Problem description: Each line below that contains "diagram" counts once; report the total and nothing more.

• • • • • • •

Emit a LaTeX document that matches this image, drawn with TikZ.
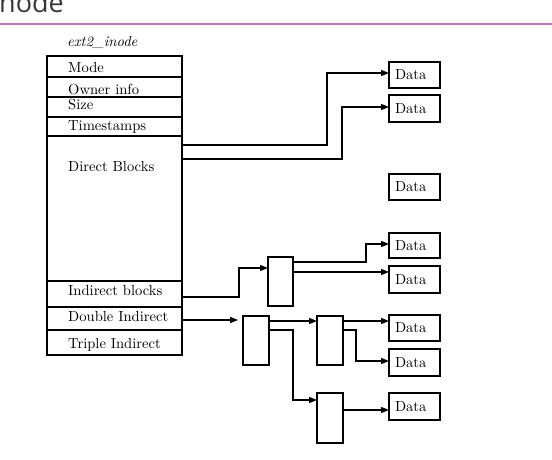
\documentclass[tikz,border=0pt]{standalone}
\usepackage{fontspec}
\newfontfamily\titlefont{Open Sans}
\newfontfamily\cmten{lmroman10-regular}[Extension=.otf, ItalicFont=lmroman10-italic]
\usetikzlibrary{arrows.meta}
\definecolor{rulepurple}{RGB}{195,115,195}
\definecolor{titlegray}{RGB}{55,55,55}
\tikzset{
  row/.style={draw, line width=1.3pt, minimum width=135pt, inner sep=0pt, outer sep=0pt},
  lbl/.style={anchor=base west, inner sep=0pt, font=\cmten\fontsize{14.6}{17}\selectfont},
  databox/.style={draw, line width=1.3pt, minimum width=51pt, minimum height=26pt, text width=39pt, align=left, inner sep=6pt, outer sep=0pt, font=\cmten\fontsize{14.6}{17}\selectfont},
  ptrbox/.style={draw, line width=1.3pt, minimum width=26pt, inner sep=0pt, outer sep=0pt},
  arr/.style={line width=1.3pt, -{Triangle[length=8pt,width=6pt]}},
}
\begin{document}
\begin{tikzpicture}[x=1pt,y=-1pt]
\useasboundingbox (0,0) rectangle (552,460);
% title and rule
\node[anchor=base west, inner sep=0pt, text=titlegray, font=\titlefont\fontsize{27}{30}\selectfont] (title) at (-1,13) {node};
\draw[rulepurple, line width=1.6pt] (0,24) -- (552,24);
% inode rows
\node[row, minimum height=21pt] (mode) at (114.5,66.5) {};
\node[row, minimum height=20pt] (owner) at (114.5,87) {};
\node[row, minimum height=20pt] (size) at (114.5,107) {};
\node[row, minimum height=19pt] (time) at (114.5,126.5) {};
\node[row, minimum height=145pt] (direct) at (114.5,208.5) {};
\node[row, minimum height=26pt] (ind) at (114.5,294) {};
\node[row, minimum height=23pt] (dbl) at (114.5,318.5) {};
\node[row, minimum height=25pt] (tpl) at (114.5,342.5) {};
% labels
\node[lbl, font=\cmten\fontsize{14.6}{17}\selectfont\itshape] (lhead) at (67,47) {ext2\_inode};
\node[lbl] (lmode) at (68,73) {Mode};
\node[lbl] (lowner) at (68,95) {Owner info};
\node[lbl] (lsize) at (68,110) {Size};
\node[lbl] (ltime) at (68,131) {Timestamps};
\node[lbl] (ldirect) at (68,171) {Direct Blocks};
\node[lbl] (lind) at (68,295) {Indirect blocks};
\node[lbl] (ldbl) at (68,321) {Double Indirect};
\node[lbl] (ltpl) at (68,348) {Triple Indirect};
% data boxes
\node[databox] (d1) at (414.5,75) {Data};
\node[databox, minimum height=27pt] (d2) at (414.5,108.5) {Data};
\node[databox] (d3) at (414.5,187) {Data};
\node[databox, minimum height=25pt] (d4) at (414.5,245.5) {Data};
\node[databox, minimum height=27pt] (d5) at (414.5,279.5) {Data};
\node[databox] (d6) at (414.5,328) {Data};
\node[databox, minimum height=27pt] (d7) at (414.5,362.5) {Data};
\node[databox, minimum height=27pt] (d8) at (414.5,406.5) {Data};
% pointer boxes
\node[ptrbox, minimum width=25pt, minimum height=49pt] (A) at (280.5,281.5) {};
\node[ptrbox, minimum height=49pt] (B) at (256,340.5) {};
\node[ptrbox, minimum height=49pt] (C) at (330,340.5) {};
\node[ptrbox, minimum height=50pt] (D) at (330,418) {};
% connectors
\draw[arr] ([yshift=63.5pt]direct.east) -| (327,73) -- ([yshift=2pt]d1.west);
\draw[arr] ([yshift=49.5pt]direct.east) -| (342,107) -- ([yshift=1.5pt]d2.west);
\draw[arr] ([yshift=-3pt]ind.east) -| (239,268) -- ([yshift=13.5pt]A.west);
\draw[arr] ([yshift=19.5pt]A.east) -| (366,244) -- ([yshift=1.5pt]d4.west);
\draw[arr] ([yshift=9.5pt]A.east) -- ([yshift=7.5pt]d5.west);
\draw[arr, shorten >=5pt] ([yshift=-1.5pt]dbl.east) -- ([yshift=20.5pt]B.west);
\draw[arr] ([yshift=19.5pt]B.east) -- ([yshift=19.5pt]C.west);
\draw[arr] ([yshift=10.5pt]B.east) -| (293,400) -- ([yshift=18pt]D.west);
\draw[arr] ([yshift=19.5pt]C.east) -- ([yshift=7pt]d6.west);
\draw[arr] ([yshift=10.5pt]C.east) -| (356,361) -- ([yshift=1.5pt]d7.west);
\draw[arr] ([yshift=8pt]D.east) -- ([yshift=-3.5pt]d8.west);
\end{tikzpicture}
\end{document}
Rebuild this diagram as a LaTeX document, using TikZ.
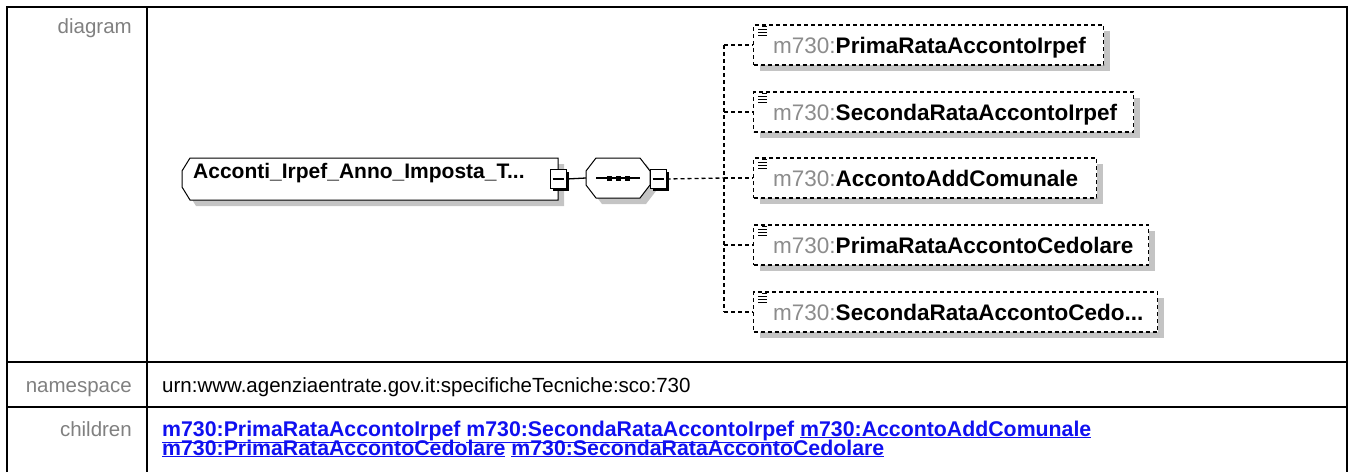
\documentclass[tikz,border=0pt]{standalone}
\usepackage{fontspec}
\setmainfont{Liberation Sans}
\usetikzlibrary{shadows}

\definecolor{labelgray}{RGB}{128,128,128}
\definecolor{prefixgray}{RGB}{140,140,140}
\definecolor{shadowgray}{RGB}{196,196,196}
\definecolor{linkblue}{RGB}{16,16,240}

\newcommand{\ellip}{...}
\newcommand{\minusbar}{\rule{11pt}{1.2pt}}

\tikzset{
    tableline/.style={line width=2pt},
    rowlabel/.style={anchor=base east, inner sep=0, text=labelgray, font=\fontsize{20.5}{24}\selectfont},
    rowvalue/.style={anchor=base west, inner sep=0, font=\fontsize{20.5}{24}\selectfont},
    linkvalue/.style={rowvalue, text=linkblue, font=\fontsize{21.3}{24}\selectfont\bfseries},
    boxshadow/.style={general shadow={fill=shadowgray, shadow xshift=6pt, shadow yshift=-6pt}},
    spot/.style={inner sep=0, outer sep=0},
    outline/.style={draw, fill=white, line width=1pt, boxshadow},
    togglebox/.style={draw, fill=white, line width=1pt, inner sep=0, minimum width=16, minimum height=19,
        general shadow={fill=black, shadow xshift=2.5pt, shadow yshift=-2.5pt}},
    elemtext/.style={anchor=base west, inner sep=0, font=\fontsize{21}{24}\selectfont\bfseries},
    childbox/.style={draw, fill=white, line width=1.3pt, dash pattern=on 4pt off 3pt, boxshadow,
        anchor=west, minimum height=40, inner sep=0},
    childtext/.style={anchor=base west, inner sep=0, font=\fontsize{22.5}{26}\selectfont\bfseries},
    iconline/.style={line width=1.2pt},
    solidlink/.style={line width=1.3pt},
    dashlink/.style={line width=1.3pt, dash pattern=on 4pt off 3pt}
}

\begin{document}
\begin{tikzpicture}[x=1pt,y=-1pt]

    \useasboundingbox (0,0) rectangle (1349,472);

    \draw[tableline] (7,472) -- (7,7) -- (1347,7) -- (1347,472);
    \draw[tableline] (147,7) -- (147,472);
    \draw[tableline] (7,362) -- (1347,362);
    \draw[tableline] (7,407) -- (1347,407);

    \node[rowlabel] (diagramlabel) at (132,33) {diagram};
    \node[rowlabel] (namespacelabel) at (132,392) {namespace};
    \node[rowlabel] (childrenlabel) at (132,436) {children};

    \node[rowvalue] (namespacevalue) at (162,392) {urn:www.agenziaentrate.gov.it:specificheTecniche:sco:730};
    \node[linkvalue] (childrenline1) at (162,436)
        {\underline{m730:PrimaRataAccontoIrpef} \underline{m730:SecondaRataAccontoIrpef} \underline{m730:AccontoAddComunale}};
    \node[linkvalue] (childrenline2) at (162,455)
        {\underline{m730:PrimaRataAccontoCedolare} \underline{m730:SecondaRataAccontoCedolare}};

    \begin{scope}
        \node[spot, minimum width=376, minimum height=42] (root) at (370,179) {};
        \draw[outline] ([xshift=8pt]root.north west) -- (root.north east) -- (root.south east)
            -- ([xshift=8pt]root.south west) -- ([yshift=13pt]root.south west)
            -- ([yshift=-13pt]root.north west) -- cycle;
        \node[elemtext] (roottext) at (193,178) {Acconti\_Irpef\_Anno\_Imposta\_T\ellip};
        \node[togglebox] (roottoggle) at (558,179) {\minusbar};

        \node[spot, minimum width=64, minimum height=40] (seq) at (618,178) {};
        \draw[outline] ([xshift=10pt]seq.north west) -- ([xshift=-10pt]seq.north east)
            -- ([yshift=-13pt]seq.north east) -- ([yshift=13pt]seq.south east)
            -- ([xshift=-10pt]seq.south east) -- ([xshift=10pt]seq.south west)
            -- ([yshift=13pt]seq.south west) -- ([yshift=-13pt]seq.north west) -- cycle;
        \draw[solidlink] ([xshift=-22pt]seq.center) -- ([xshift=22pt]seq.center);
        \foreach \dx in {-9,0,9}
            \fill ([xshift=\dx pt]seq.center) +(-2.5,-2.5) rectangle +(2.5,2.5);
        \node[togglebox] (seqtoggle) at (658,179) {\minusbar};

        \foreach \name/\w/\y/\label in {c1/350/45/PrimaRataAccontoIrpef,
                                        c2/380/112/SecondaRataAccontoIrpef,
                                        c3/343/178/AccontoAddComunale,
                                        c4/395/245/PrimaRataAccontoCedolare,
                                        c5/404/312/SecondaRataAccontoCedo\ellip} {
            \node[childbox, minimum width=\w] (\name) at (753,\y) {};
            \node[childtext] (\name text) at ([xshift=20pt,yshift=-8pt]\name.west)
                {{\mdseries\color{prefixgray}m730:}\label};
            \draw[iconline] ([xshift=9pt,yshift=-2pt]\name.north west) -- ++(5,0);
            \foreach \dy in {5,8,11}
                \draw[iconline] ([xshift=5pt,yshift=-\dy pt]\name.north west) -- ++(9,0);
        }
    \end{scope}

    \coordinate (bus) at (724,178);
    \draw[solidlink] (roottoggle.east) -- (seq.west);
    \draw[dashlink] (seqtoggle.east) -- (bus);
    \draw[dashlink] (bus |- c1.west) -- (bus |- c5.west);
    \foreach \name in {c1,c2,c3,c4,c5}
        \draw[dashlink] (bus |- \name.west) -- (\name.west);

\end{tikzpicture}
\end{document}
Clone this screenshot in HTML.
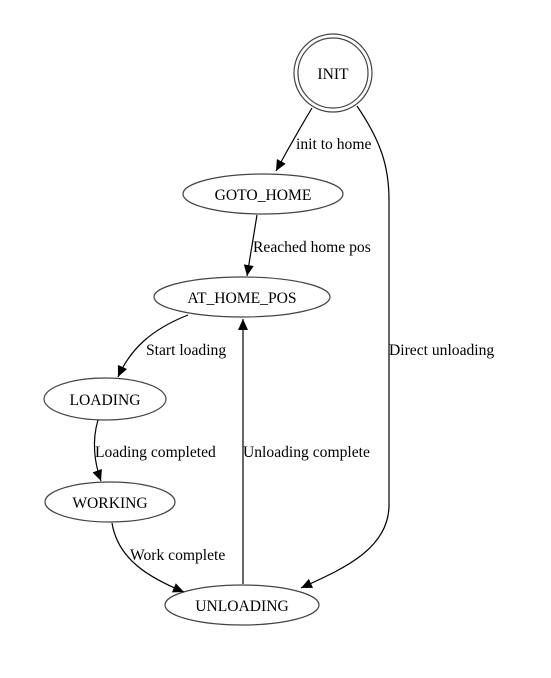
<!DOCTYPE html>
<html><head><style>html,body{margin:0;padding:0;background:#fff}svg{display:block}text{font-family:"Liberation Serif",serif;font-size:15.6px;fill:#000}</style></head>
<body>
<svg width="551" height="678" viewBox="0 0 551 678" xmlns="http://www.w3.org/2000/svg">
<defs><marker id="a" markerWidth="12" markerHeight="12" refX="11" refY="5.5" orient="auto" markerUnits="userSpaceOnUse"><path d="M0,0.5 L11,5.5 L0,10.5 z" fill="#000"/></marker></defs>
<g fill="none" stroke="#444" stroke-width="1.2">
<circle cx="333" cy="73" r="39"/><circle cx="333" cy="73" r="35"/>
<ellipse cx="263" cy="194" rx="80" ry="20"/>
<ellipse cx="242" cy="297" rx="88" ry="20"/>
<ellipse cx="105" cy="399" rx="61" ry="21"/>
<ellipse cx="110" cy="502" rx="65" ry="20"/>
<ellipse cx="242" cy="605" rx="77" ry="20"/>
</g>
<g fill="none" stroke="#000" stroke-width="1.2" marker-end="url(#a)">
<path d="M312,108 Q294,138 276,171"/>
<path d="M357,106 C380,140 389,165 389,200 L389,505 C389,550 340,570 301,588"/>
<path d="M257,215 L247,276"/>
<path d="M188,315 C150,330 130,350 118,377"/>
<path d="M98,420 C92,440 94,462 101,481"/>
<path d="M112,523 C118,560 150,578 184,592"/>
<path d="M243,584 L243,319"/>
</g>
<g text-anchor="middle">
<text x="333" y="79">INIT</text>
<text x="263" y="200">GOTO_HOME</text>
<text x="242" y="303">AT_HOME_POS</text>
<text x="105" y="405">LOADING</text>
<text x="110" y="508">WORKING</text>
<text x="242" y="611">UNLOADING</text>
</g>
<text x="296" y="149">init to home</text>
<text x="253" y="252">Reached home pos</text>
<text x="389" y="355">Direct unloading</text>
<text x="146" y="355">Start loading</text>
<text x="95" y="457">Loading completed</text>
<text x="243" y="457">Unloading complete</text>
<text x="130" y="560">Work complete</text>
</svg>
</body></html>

• • • • • • •

Finished task: 2